If there are duplicate values in b, then you don't have a choice but to use a loop, either explicitly as you have done or with cellfun:
d = cellfun(@(aa) c(strcmp(aa, b), :), a, 'UniformOutput', false);
It's very possible that the cellfun may be slower than the explicit loop (due to the anonymous function call).
edit: in matlab R2016b there is a an extremely easy way to vectorise the string comparison, using the new string class:
string(a) == string(b)'
but you'd still need a loop or cellfun afterward to create the d cell array:
d = cellfun(@(r) c(r, :), num2cell(string(a) == string(b)', 1), 'UniformOutput', false)

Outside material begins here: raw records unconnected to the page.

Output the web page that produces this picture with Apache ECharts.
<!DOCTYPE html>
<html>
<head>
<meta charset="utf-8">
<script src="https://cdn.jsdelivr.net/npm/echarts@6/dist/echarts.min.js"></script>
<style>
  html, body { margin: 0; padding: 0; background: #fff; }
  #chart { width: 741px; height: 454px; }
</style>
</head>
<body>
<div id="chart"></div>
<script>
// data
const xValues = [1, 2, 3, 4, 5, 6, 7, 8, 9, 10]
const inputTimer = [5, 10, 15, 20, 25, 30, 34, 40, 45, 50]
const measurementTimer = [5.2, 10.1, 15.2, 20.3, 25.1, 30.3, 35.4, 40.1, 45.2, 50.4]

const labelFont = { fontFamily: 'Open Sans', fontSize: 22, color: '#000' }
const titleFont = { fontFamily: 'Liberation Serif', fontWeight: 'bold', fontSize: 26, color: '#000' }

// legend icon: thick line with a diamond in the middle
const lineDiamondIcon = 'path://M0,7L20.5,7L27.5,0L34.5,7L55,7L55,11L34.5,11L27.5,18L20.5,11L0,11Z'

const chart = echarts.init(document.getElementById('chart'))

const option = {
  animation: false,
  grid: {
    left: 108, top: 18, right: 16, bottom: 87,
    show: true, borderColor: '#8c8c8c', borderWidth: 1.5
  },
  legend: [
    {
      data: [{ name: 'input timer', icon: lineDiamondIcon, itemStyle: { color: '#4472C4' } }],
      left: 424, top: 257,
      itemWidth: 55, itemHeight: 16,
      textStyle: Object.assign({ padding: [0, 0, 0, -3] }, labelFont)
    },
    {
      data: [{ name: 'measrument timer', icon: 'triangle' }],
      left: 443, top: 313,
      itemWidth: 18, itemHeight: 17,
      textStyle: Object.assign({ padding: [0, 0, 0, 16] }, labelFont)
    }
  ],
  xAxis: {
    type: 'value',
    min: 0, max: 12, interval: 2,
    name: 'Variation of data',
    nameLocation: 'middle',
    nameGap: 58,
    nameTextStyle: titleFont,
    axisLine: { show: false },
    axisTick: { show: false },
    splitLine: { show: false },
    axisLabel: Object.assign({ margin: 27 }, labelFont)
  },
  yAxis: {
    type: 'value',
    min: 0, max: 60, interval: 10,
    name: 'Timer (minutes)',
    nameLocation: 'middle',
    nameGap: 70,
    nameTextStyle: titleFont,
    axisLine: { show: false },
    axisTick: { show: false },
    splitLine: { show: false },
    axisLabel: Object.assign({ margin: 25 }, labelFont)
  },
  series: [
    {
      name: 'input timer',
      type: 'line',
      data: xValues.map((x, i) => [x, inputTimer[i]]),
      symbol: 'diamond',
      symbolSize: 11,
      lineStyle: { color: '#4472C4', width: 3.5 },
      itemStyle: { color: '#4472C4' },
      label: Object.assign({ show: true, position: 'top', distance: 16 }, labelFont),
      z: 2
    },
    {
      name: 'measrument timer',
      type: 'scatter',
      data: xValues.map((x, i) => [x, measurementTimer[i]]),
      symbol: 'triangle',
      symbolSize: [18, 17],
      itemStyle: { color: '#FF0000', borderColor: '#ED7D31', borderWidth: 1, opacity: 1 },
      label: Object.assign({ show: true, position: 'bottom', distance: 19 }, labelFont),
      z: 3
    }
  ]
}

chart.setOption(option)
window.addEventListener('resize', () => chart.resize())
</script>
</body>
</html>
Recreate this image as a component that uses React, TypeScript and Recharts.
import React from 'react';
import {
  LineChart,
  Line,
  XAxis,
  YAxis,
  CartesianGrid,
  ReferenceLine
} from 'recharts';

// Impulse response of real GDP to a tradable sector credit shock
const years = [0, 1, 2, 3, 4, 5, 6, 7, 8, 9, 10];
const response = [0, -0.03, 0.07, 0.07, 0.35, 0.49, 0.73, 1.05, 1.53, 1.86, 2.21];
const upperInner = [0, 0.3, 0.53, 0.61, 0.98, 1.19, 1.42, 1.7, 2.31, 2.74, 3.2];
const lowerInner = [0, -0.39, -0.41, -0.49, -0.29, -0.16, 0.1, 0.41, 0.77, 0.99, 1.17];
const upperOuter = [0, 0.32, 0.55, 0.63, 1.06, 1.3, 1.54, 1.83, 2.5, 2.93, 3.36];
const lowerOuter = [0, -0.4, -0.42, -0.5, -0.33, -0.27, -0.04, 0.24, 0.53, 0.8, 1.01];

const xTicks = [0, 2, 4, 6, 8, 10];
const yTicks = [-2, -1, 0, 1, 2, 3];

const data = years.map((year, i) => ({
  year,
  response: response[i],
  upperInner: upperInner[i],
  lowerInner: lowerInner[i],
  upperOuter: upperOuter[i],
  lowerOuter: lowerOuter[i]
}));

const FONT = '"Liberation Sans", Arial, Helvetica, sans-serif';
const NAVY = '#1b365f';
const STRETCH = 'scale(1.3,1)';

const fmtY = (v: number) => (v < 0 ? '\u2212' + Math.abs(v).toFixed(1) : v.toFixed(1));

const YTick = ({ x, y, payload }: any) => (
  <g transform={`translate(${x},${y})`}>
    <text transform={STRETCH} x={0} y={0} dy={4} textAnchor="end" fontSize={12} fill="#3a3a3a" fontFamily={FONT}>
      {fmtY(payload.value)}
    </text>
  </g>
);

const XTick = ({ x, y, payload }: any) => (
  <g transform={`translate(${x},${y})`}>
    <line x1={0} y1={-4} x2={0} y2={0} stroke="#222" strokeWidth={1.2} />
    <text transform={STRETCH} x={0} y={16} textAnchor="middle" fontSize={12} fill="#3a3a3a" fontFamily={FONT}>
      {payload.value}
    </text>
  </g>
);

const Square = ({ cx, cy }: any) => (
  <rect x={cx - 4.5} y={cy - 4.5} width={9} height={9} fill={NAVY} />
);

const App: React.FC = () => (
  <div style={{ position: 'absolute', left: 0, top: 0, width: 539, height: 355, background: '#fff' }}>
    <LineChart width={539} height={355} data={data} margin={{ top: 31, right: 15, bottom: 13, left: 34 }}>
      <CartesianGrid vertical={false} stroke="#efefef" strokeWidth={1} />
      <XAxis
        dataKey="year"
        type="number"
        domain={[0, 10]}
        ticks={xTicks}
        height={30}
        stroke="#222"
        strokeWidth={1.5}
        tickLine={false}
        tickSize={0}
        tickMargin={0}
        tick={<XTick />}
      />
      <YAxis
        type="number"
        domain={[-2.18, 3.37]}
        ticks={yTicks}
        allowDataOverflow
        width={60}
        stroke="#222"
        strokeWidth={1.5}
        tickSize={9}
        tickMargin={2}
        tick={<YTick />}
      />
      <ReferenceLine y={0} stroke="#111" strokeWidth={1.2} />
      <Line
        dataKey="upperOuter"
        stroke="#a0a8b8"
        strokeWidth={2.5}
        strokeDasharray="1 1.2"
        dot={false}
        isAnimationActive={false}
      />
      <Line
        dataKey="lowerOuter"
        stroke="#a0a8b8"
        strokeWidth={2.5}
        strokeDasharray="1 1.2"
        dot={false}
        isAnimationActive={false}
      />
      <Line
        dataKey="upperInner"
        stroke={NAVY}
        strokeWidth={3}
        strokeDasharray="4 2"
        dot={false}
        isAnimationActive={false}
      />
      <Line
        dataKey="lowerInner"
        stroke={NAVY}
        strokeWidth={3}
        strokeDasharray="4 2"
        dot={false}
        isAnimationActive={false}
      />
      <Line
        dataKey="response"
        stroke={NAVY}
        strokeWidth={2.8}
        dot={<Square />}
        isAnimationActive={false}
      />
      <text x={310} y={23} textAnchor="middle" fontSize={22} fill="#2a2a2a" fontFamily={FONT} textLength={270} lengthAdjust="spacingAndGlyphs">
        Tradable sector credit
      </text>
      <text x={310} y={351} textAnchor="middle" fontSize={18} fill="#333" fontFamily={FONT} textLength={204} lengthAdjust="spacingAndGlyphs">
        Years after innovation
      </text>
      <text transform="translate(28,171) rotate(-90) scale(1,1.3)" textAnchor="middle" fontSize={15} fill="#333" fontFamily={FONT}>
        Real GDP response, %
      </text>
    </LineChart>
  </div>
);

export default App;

Walter Roberson on 27 Jan 2017
ismember can be used between cell arrays of strings. The two-output version can be used to find the indices, which you can then use to index into c.
Paolo Binetti on 28 Jan 2017
I had a feeling I was missing an obvious point. Thank you for pointing it out! The modified code, below, runs much faster. I tried to vectorize the remainder of the loop, to no avail, but the costly string comparison at least if out of the loop.
a = { 'AAG' 'AGA' 'ATT' 'CTA' 'CTC' 'GAT' 'TAA' 'TCT' 'TTC' };
b = { 'AAG' 'AGA' 'GAT' 'ATT' 'TTC' 'TCT' 'CTC' 'TCT' 'CTA' 'TAA' 'AAG' };
c = [ 'AGA';'GAT';'ATT';'TTC';'TCT';'CTC';'TCT';'CTA';'TAA';'AAG';'AGA' ];
[temp, idx] = ismember(b, a);
d = a';
for i = 1:numel(a)
d{i} = c(i == idx, :);
end